The last of the founding generation is now gone. Shimon accomplished enough things in his life for a thousand men. But he understood that it is better to live to the very end of his time on Earth with a longing not for the past but for the dreams that have not yet come true — an Israel that is secure in a just and lasting peace with its neighbors. And so now this work is in the hand of Israel’s next generation, in the hands of Israel’s next generation and its friends.

Right now, your country is led by a cynical prime minster who cares only about remaining in power. Does the hope for peace and equality and reconciliation with the Palestinian people, which Peres represented as an aspiration (even though not as a reality), lie in that coffin I just bowed to? Or will you rise up from your passiveness and from your fears and do something brave and generous: Share the land, make sure everyone living in it has equal rights, and look forward with optimism rather than backward with fear.

How Barack Obama really viewed the life and accomplishments of Shimon Peres is not really the point here. I think he genuinely found him warm, charming and intelligent — as did most people, no matter what they thought of his politics. The point is that Barack Obama, in his final months in office, took the opportunity of this massive state funeral to convey his thoughts and feelings about the future of Israel and Palestine.

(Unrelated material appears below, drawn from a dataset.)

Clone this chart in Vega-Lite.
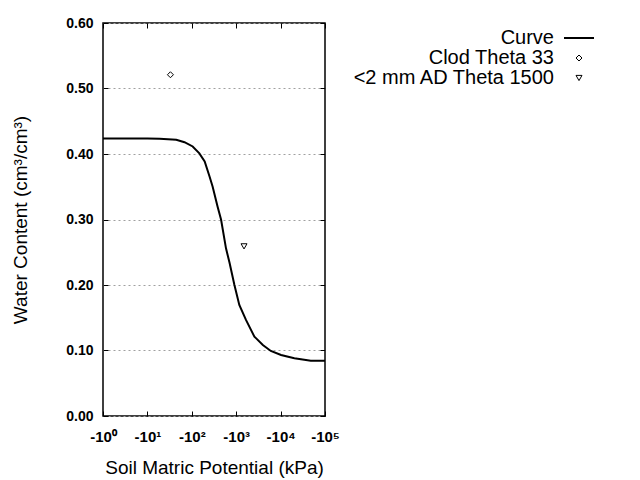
{
  "$schema": "https://vega.github.io/schema/vega-lite/v6.json",
  "width": 222,
  "height": 393,
  "autosize": {"type": "none"},
  "padding": {"left": 103, "top": 23, "right": 315, "bottom": 64},
  "background": "white",
  "config": {
    "font": "Liberation Sans",
    "view": {"stroke": "black", "strokeWidth": 1.5},
    "axis": {
      "domain": false,
      "tickColor": "black",
      "tickSize": -5,
      "tickWidth": 1,
      "labelColor": "black",
      "labelFont": "Liberation Sans",
      "labelFontSize": 14,
      "labelFontWeight": "bold",
      "titleColor": "black",
      "titleFont": "Liberation Sans",
      "titleFontSize": 19,
      "titleFontWeight": "normal"
    }
  },
  "datasets": {
    "curve": [
      {"kPa": 1, "theta": 0.4235},
      {"kPa": 10, "theta": 0.4235},
      {"kPa": 18.8, "theta": 0.4232},
      {"kPa": 44.7, "theta": 0.4217},
      {"kPa": 68.5, "theta": 0.418},
      {"kPa": 104.7, "theta": 0.4115},
      {"kPa": 148, "theta": 0.401},
      {"kPa": 195, "theta": 0.3886},
      {"kPa": 251, "theta": 0.3656},
      {"kPa": 295, "theta": 0.35},
      {"kPa": 380, "theta": 0.32},
      {"kPa": 457, "theta": 0.2995},
      {"kPa": 589, "theta": 0.256},
      {"kPa": 708, "theta": 0.234},
      {"kPa": 912, "theta": 0.2},
      {"kPa": 1175, "theta": 0.1696},
      {"kPa": 1660, "theta": 0.1467},
      {"kPa": 2570, "theta": 0.1212},
      {"kPa": 3981, "theta": 0.1085},
      {"kPa": 6026, "theta": 0.0993},
      {"kPa": 10233, "theta": 0.0932},
      {"kPa": 20417, "theta": 0.0882},
      {"kPa": 47863, "theta": 0.0845},
      {"kPa": 100000, "theta": 0.0845}
    ],
    "points": [
      {"kPa": 33, "theta": 0.521, "series": "Clod Theta 33"},
      {"kPa": 1500, "theta": 0.259, "series": "<2 mm AD Theta 1500"}
    ]
  },
  "layer": [
    {
      "data": {"name": "curve"},
      "mark": {"type": "line", "color": "black", "strokeWidth": 2},
      "encoding": {
        "x": {
          "field": "kPa", "type": "quantitative",
          "scale": {"type": "log", "domain": [1, 100000], "nice": false},
          "axis": {
            "orient": "bottom",
            "values": [1, 10, 100, 1000, 10000, 100000],
            "labelExpr": "datum.value == 1 ? '-10⁰' : datum.value == 10 ? '-10¹' : datum.value == 100 ? '-10²' : datum.value == 1000 ? '-10³' : datum.value == 10000 ? '-10⁴' : '-10⁵'",
            "labelPadding": 18,
            "labelFontSize": 15,
            "labelFlush": false,
            "title": "Soil Matric Potential (kPa)",
            "titlePadding": 14,
            "grid": false
          }
        },
        "y": {
          "field": "theta", "type": "quantitative",
          "scale": {"domain": [0, 0.6], "nice": false, "zero": false},
          "axis": {
            "orient": "left",
            "values": [0, 0.1, 0.2, 0.3, 0.4, 0.5, 0.6],
            "format": ".2f",
            "labelPadding": 15,
            "title": "Water Content (cm³/cm³)",
            "titlePadding": 35,
            "grid": true,
            "gridColor": "#a0a0a0",
            "gridDash": [2, 3],
            "gridWidth": 1
          }
        }
      }
    },
    {
      "data": {"name": "points"},
      "mark": {"type": "point", "filled": false, "color": "black", "opacity": 1},
      "encoding": {
        "x": {
          "field": "kPa", "type": "quantitative",
          "scale": {"type": "log", "domain": [1, 100000], "nice": false},
          "axis": {"orient": "top", "values": [1, 10, 100, 1000, 10000, 100000], "labels": false, "title": null, "grid": false}
        },
        "y": {
          "field": "theta", "type": "quantitative",
          "scale": {"domain": [0, 0.6], "nice": false, "zero": false},
          "axis": {"orient": "right", "values": [0, 0.1, 0.2, 0.3, 0.4, 0.5, 0.6], "labels": false, "title": null, "grid": false}
        },
        "shape": {
          "field": "series", "type": "nominal",
          "scale": {"domain": ["Curve", "Clod Theta 33", "<2 mm AD Theta 1500"], "range": ["stroke", "diamond", "triangle-down"]},
          "legend": {
            "orient": "none",
            "legendX": 460,
            "legendY": -1,
            "title": null,
            "labelAlign": "right",
            "labelOffset": -41,
            "labelFontSize": 20,
            "labelLimit": 400,
            "labelFont": "Liberation Sans",
            "labelColor": "black",
            "rowPadding": 0,
            "symbolStrokeColor": "black",
            "symbolFillColor": "transparent"
          }
        },
        "size": {
          "field": "series", "type": "nominal",
          "scale": {"type": "ordinal", "domain": ["Curve", "Clod Theta 33", "<2 mm AD Theta 1500"], "range": [900, 36, 36]}
        },
        "strokeWidth": {
          "field": "series", "type": "nominal",
          "scale": {"type": "ordinal", "domain": ["Curve", "Clod Theta 33", "<2 mm AD Theta 1500"], "range": [2, 1, 1]}
        }
      }
    }
  ],
  "resolve": {"axis": {"x": "independent", "y": "independent"}}
}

Obama long ago failed to cajole Netanyahu toward lifting Israel’s military occupation. To be fair, I don’t think there is a person on earth who could force Netanyahu to this goal.

It took the president rather a long time to realize he was dealing with a totally recalcitrant and unmovable person who lacked any vision for the future beyond the preservation of his own power. Once he did internalize that message, as well as the very clear signs that Netanyahu had no problem insulting the president over and over, Obama very understandably turned away. But he still had a message to convey — a message of aspiration and encouragement.

And so, on Friday morning in Jerusalem, he conveyed that message.